The announcement marked a symbolic end to Buatsi’s longtime promotional relationship with Eddie Hearn’s Matchroom, which had signed Buatsi out of the 2016 Olympics.

In a press conference on Wednesday in London, Buatsi explained how one of the biggest motivating factors for returning to Sky was a desire to be seen on national television. Matchroom, which used to be the key boxing partner for the media conglomerate, is in the midst of a multi-year deal with DAZN, the subscription streaming platform. Whereas Sky is available across linear television, DAZN is an app that can only be accessed through the Internet. (On Thursday, DAZN announced its entry into linear television with its own channel on Sky—much to the chagrin of existing annual-pass users of the app, who apparently will not have access to the channel.)
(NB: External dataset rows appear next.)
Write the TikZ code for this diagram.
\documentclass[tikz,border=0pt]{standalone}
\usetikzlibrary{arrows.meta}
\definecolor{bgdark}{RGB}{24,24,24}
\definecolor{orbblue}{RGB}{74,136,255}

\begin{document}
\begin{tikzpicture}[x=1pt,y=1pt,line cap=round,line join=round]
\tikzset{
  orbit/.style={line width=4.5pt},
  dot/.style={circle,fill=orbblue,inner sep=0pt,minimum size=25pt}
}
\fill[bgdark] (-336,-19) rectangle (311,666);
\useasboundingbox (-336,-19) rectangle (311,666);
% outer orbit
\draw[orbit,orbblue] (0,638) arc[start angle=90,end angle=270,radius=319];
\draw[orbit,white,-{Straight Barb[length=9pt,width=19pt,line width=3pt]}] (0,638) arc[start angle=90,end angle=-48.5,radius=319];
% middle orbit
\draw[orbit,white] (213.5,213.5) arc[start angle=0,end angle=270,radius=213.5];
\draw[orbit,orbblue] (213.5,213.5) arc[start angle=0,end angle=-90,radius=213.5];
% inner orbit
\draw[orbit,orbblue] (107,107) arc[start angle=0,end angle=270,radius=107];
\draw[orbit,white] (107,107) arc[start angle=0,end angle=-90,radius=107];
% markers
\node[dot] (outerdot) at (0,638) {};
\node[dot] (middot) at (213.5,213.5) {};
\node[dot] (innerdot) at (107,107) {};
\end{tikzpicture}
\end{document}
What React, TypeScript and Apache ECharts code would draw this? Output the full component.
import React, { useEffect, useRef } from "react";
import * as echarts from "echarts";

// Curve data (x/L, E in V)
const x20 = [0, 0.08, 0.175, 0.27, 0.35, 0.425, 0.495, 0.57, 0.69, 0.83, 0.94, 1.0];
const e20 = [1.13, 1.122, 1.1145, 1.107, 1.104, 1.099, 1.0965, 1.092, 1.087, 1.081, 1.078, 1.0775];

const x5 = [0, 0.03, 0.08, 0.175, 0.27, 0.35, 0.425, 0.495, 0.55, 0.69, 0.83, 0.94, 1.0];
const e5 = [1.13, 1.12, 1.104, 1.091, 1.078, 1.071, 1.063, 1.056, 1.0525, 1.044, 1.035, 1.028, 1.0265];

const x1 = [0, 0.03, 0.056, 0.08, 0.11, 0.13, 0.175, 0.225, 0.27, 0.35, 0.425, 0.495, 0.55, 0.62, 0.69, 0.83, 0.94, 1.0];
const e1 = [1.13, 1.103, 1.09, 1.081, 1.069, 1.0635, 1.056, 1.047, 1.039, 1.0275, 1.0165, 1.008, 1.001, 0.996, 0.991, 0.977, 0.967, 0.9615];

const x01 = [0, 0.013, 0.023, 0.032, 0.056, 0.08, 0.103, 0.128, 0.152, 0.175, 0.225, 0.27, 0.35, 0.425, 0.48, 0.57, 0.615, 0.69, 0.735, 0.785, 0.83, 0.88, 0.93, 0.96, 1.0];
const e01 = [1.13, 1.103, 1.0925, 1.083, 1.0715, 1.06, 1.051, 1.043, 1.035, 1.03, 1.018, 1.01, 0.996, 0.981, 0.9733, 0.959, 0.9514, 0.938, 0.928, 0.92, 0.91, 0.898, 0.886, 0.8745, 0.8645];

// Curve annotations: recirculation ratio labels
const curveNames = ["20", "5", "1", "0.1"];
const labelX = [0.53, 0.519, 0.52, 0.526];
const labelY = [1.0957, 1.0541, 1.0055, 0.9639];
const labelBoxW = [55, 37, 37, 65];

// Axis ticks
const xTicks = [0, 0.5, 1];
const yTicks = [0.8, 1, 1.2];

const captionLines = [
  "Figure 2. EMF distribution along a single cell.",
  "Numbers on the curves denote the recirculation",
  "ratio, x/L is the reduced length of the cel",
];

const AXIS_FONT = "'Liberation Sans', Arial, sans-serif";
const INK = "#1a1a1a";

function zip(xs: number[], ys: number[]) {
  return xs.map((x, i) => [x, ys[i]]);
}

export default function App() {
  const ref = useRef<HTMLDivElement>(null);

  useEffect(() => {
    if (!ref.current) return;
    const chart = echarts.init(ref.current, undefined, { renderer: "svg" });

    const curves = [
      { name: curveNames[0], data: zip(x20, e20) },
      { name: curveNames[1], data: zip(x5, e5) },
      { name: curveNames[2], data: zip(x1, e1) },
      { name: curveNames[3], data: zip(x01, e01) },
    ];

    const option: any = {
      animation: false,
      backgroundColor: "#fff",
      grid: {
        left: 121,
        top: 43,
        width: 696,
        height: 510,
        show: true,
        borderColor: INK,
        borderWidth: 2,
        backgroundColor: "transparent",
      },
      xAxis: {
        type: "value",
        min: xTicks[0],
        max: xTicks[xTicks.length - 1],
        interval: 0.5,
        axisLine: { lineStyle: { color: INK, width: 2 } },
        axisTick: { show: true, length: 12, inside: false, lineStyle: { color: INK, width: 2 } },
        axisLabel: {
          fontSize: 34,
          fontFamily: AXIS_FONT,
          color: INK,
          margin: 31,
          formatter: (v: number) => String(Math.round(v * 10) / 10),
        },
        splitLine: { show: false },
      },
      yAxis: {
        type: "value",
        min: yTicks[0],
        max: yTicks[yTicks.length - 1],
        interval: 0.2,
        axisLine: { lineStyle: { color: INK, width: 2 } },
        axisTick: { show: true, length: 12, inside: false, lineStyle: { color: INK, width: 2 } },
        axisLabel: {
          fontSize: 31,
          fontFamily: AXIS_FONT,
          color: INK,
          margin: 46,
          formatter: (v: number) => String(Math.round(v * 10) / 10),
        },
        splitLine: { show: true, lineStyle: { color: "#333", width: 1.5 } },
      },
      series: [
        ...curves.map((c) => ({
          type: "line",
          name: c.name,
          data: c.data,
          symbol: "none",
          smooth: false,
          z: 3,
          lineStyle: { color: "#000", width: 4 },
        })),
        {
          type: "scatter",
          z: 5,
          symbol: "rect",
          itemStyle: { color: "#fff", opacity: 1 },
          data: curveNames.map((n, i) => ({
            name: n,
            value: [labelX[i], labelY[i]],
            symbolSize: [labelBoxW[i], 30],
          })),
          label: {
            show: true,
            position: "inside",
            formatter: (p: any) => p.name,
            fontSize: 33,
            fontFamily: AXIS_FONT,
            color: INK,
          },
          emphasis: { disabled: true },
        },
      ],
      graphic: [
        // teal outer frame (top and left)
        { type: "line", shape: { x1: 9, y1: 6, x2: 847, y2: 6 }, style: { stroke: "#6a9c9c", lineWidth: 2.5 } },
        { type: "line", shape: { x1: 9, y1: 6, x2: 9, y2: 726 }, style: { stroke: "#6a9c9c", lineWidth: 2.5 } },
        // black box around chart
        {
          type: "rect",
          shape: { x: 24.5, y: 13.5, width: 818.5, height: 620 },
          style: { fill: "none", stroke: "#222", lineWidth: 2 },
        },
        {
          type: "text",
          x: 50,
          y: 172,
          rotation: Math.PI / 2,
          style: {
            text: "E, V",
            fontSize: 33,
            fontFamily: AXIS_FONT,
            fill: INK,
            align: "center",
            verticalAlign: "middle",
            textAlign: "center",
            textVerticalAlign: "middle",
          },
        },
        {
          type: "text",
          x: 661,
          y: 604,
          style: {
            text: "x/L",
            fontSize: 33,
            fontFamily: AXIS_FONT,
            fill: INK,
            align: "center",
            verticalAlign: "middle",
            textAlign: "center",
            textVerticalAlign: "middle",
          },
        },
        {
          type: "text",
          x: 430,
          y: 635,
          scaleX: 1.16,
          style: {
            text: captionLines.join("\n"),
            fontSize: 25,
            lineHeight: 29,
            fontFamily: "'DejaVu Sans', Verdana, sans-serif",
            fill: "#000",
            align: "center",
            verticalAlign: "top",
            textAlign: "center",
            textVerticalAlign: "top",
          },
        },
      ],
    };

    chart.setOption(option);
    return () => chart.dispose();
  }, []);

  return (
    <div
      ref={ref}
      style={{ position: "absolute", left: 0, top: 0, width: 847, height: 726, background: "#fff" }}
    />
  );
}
Buatsi also voiced his displeasure with his relatively inactive boxing schedule for the past few years under the Matchroom banner. He fought only once last year, a competitive fight with countryman Craig Richards in May.

On Thursday, Frank Smith, the CEO of Matchroom, responded to Buatsi’s claims of inactivity, suggesting that Buatsi himself was to blame for his relative inaction inside the ring.

“There’s been delays throughout his career,” Smith told Pro Boxing Fans. “I saw him say, ‘I was always training,’ but Josh would go on holidays or he would want a 14-week camp or 12-week camp out with (trainer) Virgil (Hunter in the United States) and the timeframes. We always wanted him active. We always wanted him to fight every four months or whatever it was and keep him busy. So, it was frustrating for us as well because we invested in his career and we know how to build fighters. So that was a frustration for us.”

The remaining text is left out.